Представители молодого поколения, которые были детьми в 90-е, прошли весь этот ужас войны, разрухи и криминала, и это сильно на них подействовало. Часто старшее поколение считает, что грузинские фильмы стали мрачными, такими социальными (при СССР никто себе не позволял такие делать) – но новое поколение должно ведь высказаться о том, что они пережили, что их окружает и что они чувствуют кожей. И ведь именно взрослые подарили им эту войну и эту разруху…
Об осмыслении истории
До «Покаяния», как ни странно, ни одной книги, наверное, не было написано [о сталинских репрессиях в Грузии], поэтому мы собирали материал живьем. Каждый маленький гвоздик в «Покаянии» – это живая история. И в основном их рассказывали бабушки, которые были засланы по 58 статье и выжили, вернувшись как жены врагов народа. Нас даже находили эти женщины, узнававшие, что Тенгиз Абуладзе снимает фильм о них. Было много историй, которые я даже не смогла включить в фильм. Позже Лана Гогоберидзе сняла «Вальс на Печоре» (1992) о своей личной истории…
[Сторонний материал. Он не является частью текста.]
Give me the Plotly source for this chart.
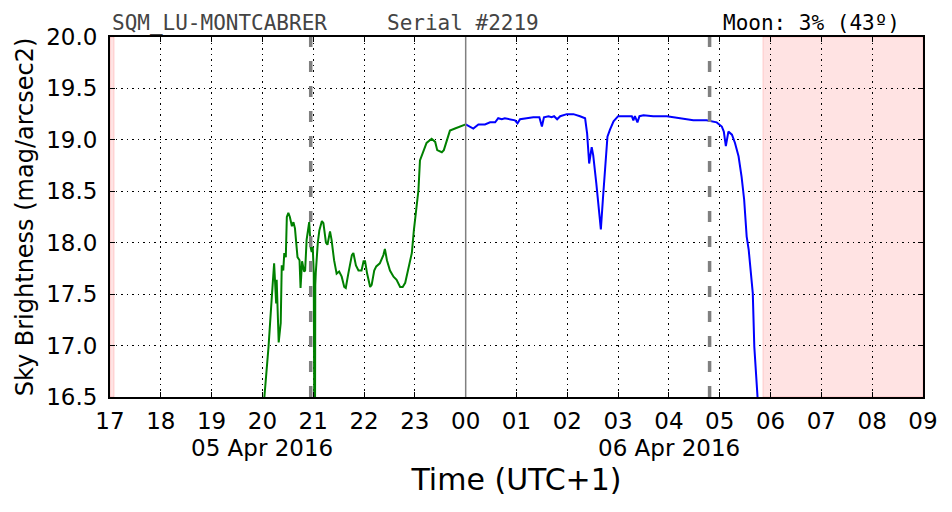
import plotly.graph_objects as go

# Time in hours since 05 Apr 2016 00:00 (UTC+1); values in mag/arcsec2
green_t = [20.03, 20.12, 20.18, 20.23, 20.27, 20.28, 20.32, 20.36, 20.38, 20.41, 20.43, 20.46,
           20.48, 20.51, 20.54, 20.58, 20.61, 20.64, 20.69, 20.73, 20.75, 20.78, 20.82, 20.84,
           20.87, 20.92, 20.95, 20.97, 20.99, 21.01, 21.02, 21.035, 21.04, 21.05, 21.09, 21.12,
           21.17, 21.20, 21.25, 21.28, 21.33, 21.36, 21.41, 21.46, 21.51, 21.56, 21.61, 21.64,
           21.69, 21.76, 21.79, 21.84, 21.89, 21.95, 21.99, 22.02, 22.06, 22.12, 22.15, 22.20,
           22.24, 22.31, 22.38, 22.41, 22.45, 22.51, 22.58, 22.64, 22.71, 22.76, 22.81, 22.87,
           22.94, 22.98, 23.04, 23.07, 23.10, 23.17, 23.23, 23.33, 23.40, 23.44, 23.53, 23.57,
           23.63, 23.69, 23.79, 23.89, 24.00]
green_v = [16.45, 16.99, 17.44, 17.80, 17.41, 17.64, 17.03, 17.22, 17.78, 17.73, 17.90, 17.86,
           18.25, 18.29, 18.25, 18.16, 18.20, 18.14, 17.86, 17.83, 17.56, 17.82, 17.72, 17.73,
           18.03, 18.20, 17.95, 17.91, 17.96, 17.70, 16.30, 16.30, 17.59, 17.71, 18.00, 18.12,
           18.21, 18.19, 18.00, 17.98, 18.11, 18.03, 17.83, 17.70, 17.72, 17.67, 17.57, 17.56,
           17.70, 17.88, 17.90, 17.78, 17.73, 17.73, 17.82, 17.82, 17.70, 17.57, 17.59, 17.73,
           17.77, 17.80, 17.88, 17.94, 17.83, 17.73, 17.67, 17.64, 17.57, 17.57, 17.61, 17.73,
           17.90, 18.12, 18.42, 18.51, 18.80, 18.90, 18.97, 19.01, 18.98, 18.90, 18.88, 18.90,
           19.00, 19.09, 19.11, 19.13, 19.15]

blue_t = [24.00, 24.09, 24.15, 24.25, 24.38, 24.48, 24.58, 24.64, 24.71, 24.77, 24.87, 24.97,
          25.02, 25.07, 25.20, 25.33, 25.45, 25.50, 25.54, 25.63, 25.69, 25.74, 25.80, 25.86,
          25.99, 26.12, 26.25, 26.35, 26.39, 26.43, 26.48, 26.51, 26.57, 26.61, 26.66, 26.70,
          26.74, 26.79, 26.84, 26.91, 27.00, 27.14, 27.27, 27.30, 27.33, 27.38, 27.42, 27.50,
          27.69, 27.96, 28.22, 28.48, 28.74, 28.94, 29.04, 29.08, 29.12, 29.17, 29.24, 29.30,
          29.37, 29.43, 29.48, 29.53, 29.57, 29.65, 29.68, 29.73, 29.75]
blue_v = [19.15, 19.13, 19.11, 19.15, 19.15, 19.17, 19.17, 19.21, 19.20, 19.21, 19.20, 19.19,
          19.16, 19.20, 19.21, 19.22, 19.22, 19.13, 19.22, 19.23, 19.22, 19.23, 19.20, 19.23,
          19.25, 19.25, 19.23, 19.21, 19.06, 18.77, 18.93, 18.85, 18.58, 18.38, 18.13, 18.42,
          18.74, 19.03, 19.10, 19.18, 19.23, 19.23, 19.23, 19.19, 19.23, 19.17, 19.23, 19.24,
          19.23, 19.23, 19.21, 19.19, 19.19, 19.17, 19.13, 19.08, 18.94, 19.08, 19.05, 18.97,
          18.84, 18.64, 18.42, 18.06, 17.93, 17.51, 16.99, 16.52, 16.45]

tick_vals = list(range(17, 34))
tick_text = ["17", "18", "19", "20", "21", "22", "23", "00", "01", "02", "03", "04",
             "05", "06", "07", "08", "09"]
date_labels = [(20, "05 Apr 2016"), (28, "06 Apr 2016")]
twilight_lines = [20.95, 28.80]
midnight = 24.0
sun_spans = [(17.0, 17.08), (29.85, 33.0)]

fig = go.Figure()
fig.add_trace(go.Scatter(x=green_t, y=green_v, mode="lines",
                         line=dict(color="#008000", width=2), hoverinfo="skip"))
fig.add_trace(go.Scatter(x=blue_t, y=blue_v, mode="lines",
                         line=dict(color="#0000ff", width=2), hoverinfo="skip"))

shapes = []
for a, b in sun_spans:
    shapes.append(dict(type="rect", xref="x", yref="paper", x0=a, x1=b, y0=0, y1=1,
                       fillcolor="rgba(255,0,0,0.11)", line=dict(color="rgba(255,0,0,0.15)", width=1),
                       layer="below"))
for t in twilight_lines:
    shapes.append(dict(type="line", xref="x", yref="paper", x0=t, x1=t, y0=0, y1=1,
                       line=dict(color="#808080", width=3.5, dash="11px,14px")))
shapes.append(dict(type="line", xref="x", yref="paper", x0=midnight, x1=midnight, y0=0, y1=1,
                   line=dict(color="#808080", width=1.5)))

annotations = []
for t, txt in date_labels:
    annotations.append(dict(x=t, y=0, xref="x", yref="paper", yshift=-51, text=txt, showarrow=False,
                            xanchor="center", yanchor="middle",
                            font=dict(family="DejaVu Sans", size=23, color="black")))
annotations += [
    dict(x=0.0, y=1.0, xref="paper", yref="paper", text="SQM_LU-MONTCABRER", showarrow=False,
         xanchor="left", yanchor="bottom", yshift=0,
         font=dict(family="DejaVu Sans Mono", size=21, color="#444444")),
    dict(x=0.338, y=1.0, xref="paper", yref="paper", text="Serial #2219", showarrow=False,
         xanchor="left", yanchor="bottom", yshift=0,
         font=dict(family="DejaVu Sans Mono", size=21, color="#444444")),
    dict(x=0.752, y=1.0, xref="paper", yref="paper", text="Moon: 3% (43º)", showarrow=False,
         xanchor="left", yanchor="bottom", yshift=0,
         font=dict(family="DejaVu Sans Mono", size=21, color="black")),
]

fig.update_layout(
    width=952, height=512,
    margin=dict(l=110, r=29, t=37, b=115),
    paper_bgcolor="white", plot_bgcolor="white",
    showlegend=False,
    shapes=shapes, annotations=annotations,
    font=dict(family="DejaVu Sans", color="black"),
    xaxis=dict(range=[17, 33], tickvals=tick_vals, ticktext=tick_text,
               tickfont=dict(size=23), showgrid=True, gridcolor="black", gridwidth=1,
               griddash="1.5px,4px", showline=True, linecolor="black", linewidth=2,
               mirror="ticks", ticks="inside", ticklen=5, tickcolor="black", zeroline=False,
               ticklabelstandoff=2,
               title=dict(text="Time (UTC+1)", font=dict(size=30), standoff=36)),
    yaxis=dict(range=[16.5, 20.0], dtick=0.5, tick0=16.5, tickformat=".1f",
               tickfont=dict(size=23), showgrid=True, gridcolor="black", gridwidth=1,
               griddash="1.5px,4px", showline=True, linecolor="black", linewidth=2,
               mirror="ticks", ticks="inside", ticklen=5, tickcolor="black", zeroline=False,
               ticklabelstandoff=6,
               title=dict(text="Sky Brightness (mag/arcsec2)", font=dict(size=24), standoff=6)),
)

fig.write_html("out.html")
Книг на эту тему не писалось, а все беседы велись на кухнях. (Моя бабушка мне тоже многое поведала – то, что не рассказывала моей маме, чтобы ее как-то оградить.) Вы ведь знаете, грузины очень коммуникабельны. А месяц назад, например, я посмотрела спектакль, который наши ребята ставили в Германии – о том, как были расстреляны грузинские писатели. Дато Габуния написал, а Дата Тавадзе поставил (имеется в виду спектакль «Тигр и лев». – Ред.) Очень хороший спектакль, было радостно, что молодые люди вернулись к этому и осмыслили.
Молодые люди склонны к героизму, – когда я ходила в библиотеку и читала газеты 36-го года, где совсем другая лексика, то про себя думала – а не засекут ли меня, что я вот это все выписываю? (Смеется.) Но как-то обошлось, хотя потом фильм приостановили, и полтора года он был арестован. Но собирать материал всегда надо, что я сейчас и делаю, работая над своим грузинским проектом об абхазской войне.
О положении женщин в индустрии кино
Я задумываюсь: почему я не феминистка? Меня это не трогает, потому что в моем кругу, в моем социуме мы не чувствовали, что нас как-то подавляют или дают не те зарплаты, не ту работу. Тогда такого не было. Наверное, из-за того, что я лично этого не чувствовала, сейчас во мне нет этого протеста. Советский Союз был все-таки социалистическим государством, где надо было женщине работать наравне с мужчиной, и я помню, как ходила на съемки «Колыбельной», отводя свою дочку в детский сад. Мне было 24 года, когда я работала над «Покаянием» с великим режиссером – и ему не пришло в голову, мол, что это за девочка? И никому не приходило. Сейчас мы как-то это теряем – а хорошие вещи не нужно терять.